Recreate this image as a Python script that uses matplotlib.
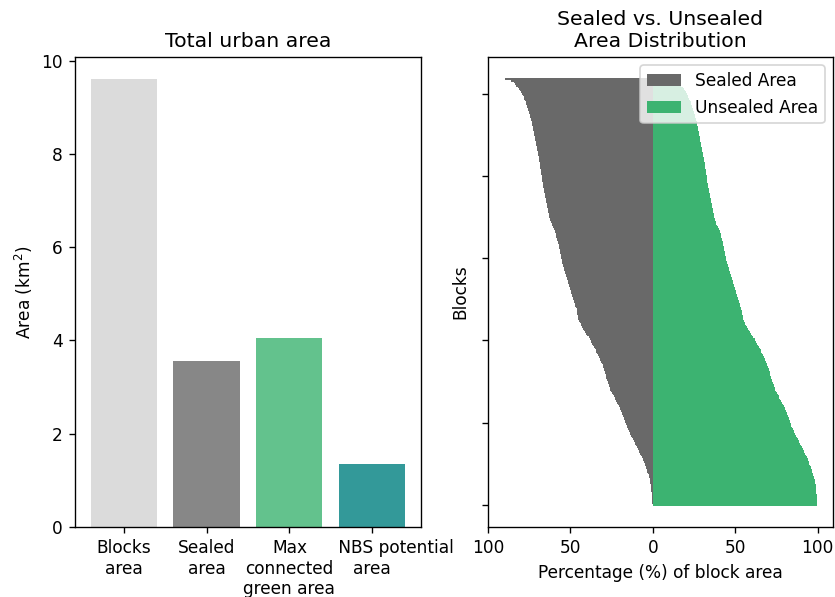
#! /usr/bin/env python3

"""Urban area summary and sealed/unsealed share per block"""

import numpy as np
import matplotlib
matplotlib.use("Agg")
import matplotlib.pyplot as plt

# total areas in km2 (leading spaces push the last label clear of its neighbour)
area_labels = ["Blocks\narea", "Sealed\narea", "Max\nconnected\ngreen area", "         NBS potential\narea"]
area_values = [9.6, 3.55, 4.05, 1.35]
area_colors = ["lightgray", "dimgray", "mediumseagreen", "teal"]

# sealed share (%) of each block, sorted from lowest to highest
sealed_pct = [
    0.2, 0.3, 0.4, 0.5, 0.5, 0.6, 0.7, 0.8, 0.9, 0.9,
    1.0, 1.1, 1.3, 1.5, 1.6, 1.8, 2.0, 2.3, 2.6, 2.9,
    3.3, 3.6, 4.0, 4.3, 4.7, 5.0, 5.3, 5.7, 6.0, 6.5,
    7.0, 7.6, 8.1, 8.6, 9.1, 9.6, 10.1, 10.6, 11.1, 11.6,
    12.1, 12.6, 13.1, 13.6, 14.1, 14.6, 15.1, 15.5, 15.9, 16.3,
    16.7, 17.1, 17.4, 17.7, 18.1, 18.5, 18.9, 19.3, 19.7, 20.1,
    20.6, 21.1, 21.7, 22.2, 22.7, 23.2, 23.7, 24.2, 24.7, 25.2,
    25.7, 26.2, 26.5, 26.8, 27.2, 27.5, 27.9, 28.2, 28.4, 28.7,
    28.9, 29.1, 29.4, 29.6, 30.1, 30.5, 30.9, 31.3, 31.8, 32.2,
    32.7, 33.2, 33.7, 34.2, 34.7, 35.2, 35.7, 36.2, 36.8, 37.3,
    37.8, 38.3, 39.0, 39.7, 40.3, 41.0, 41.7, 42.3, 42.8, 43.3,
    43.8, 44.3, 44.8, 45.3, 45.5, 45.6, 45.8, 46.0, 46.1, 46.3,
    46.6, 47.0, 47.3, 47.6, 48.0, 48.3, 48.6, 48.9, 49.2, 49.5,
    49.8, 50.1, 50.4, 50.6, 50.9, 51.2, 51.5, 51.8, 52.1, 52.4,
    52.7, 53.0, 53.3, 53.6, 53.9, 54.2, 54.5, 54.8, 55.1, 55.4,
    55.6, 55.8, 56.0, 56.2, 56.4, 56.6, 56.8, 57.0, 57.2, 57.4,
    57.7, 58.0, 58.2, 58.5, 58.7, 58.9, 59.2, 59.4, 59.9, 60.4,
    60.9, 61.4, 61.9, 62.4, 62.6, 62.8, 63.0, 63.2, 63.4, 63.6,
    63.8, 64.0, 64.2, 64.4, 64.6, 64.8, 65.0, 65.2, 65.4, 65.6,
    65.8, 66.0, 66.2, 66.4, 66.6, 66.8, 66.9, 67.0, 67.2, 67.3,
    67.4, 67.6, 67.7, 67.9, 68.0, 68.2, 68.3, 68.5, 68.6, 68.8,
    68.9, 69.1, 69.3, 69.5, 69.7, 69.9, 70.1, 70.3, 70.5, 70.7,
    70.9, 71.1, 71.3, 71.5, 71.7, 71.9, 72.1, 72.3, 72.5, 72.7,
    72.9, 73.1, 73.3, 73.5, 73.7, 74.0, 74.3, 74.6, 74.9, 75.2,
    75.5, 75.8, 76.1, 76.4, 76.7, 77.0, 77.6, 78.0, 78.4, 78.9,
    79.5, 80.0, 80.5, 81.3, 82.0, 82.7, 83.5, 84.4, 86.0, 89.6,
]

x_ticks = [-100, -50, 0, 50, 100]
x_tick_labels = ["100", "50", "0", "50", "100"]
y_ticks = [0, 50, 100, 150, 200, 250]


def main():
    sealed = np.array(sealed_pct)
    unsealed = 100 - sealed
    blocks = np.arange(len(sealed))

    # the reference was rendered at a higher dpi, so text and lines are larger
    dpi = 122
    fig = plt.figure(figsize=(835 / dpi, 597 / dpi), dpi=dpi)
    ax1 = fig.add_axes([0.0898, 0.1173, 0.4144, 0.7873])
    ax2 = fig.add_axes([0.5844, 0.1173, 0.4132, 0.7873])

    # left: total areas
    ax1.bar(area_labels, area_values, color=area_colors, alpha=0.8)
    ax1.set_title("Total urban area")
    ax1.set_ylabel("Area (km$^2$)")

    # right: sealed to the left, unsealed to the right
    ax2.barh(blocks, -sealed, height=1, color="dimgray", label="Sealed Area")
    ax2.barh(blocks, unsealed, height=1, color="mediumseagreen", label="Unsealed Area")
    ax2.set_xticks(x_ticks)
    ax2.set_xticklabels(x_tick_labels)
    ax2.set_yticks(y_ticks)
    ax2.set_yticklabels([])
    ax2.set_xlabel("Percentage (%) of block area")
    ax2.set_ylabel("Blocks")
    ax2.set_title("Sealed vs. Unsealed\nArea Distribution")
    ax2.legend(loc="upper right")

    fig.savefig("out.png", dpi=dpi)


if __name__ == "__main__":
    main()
● ● ● ● ● ● ●
## Request
Make an exact copy of the listing above. Do not include the pictures.

## Answer below
Recreate this image as a Python script that uses matplotlib.
#! /usr/bin/env python3

"""Urban area summary and sealed/unsealed share per block"""

import numpy as np
import matplotlib
matplotlib.use("Agg")
import matplotlib.pyplot as plt

# total areas in km2 (leading spaces push the last label clear of its neighbour)
area_labels = ["Blocks\narea", "Sealed\narea", "Max\nconnected\ngreen area", "         NBS potential\narea"]
area_values = [9.6, 3.55, 4.05, 1.35]
area_colors = ["lightgray", "dimgray", "mediumseagreen", "teal"]

# sealed share (%) of each block, sorted from lowest to highest
sealed_pct = [
    0.2, 0.3, 0.4, 0.5, 0.5, 0.6, 0.7, 0.8, 0.9, 0.9,
    1.0, 1.1, 1.3, 1.5, 1.6, 1.8, 2.0, 2.3, 2.6, 2.9,
    3.3, 3.6, 4.0, 4.3, 4.7, 5.0, 5.3, 5.7, 6.0, 6.5,
    7.0, 7.6, 8.1, 8.6, 9.1, 9.6, 10.1, 10.6, 11.1, 11.6,
    12.1, 12.6, 13.1, 13.6, 14.1, 14.6, 15.1, 15.5, 15.9, 16.3,
    16.7, 17.1, 17.4, 17.7, 18.1, 18.5, 18.9, 19.3, 19.7, 20.1,
    20.6, 21.1, 21.7, 22.2, 22.7, 23.2, 23.7, 24.2, 24.7, 25.2,
    25.7, 26.2, 26.5, 26.8, 27.2, 27.5, 27.9, 28.2, 28.4, 28.7,
    28.9, 29.1, 29.4, 29.6, 30.1, 30.5, 30.9, 31.3, 31.8, 32.2,
    32.7, 33.2, 33.7, 34.2, 34.7, 35.2, 35.7, 36.2, 36.8, 37.3,
    37.8, 38.3, 39.0, 39.7, 40.3, 41.0, 41.7, 42.3, 42.8, 43.3,
    43.8, 44.3, 44.8, 45.3, 45.5, 45.6, 45.8, 46.0, 46.1, 46.3,
    46.6, 47.0, 47.3, 47.6, 48.0, 48.3, 48.6, 48.9, 49.2, 49.5,
    49.8, 50.1, 50.4, 50.6, 50.9, 51.2, 51.5, 51.8, 52.1, 52.4,
    52.7, 53.0, 53.3, 53.6, 53.9, 54.2, 54.5, 54.8, 55.1, 55.4,
    55.6, 55.8, 56.0, 56.2, 56.4, 56.6, 56.8, 57.0, 57.2, 57.4,
    57.7, 58.0, 58.2, 58.5, 58.7, 58.9, 59.2, 59.4, 59.9, 60.4,
    60.9, 61.4, 61.9, 62.4, 62.6, 62.8, 63.0, 63.2, 63.4, 63.6,
    63.8, 64.0, 64.2, 64.4, 64.6, 64.8, 65.0, 65.2, 65.4, 65.6,
    65.8, 66.0, 66.2, 66.4, 66.6, 66.8, 66.9, 67.0, 67.2, 67.3,
    67.4, 67.6, 67.7, 67.9, 68.0, 68.2, 68.3, 68.5, 68.6, 68.8,
    68.9, 69.1, 69.3, 69.5, 69.7, 69.9, 70.1, 70.3, 70.5, 70.7,
    70.9, 71.1, 71.3, 71.5, 71.7, 71.9, 72.1, 72.3, 72.5, 72.7,
    72.9, 73.1, 73.3, 73.5, 73.7, 74.0, 74.3, 74.6, 74.9, 75.2,
    75.5, 75.8, 76.1, 76.4, 76.7, 77.0, 77.6, 78.0, 78.4, 78.9,
    79.5, 80.0, 80.5, 81.3, 82.0, 82.7, 83.5, 84.4, 86.0, 89.6,
]

x_ticks = [-100, -50, 0, 50, 100]
x_tick_labels = ["100", "50", "0", "50", "100"]
y_ticks = [0, 50, 100, 150, 200, 250]


def main():
    sealed = np.array(sealed_pct)
    unsealed = 100 - sealed
    blocks = np.arange(len(sealed))

    # the reference was rendered at a higher dpi, so text and lines are larger
    dpi = 122
    fig = plt.figure(figsize=(835 / dpi, 597 / dpi), dpi=dpi)
    ax1 = fig.add_axes([0.0898, 0.1173, 0.4144, 0.7873])
    ax2 = fig.add_axes([0.5844, 0.1173, 0.4132, 0.7873])

    # left: total areas
    ax1.bar(area_labels, area_values, color=area_colors, alpha=0.8)
    ax1.set_title("Total urban area")
    ax1.set_ylabel("Area (km$^2$)")

    # right: sealed to the left, unsealed to the right
    ax2.barh(blocks, -sealed, height=1, color="dimgray", label="Sealed Area")
    ax2.barh(blocks, unsealed, height=1, color="mediumseagreen", label="Unsealed Area")
    ax2.set_xticks(x_ticks)
    ax2.set_xticklabels(x_tick_labels)
    ax2.set_yticks(y_ticks)
    ax2.set_yticklabels([])
    ax2.set_xlabel("Percentage (%) of block area")
    ax2.set_ylabel("Blocks")
    ax2.set_title("Sealed vs. Unsealed\nArea Distribution")
    ax2.legend(loc="upper right")

    fig.savefig("out.png", dpi=dpi)


if __name__ == "__main__":
    main()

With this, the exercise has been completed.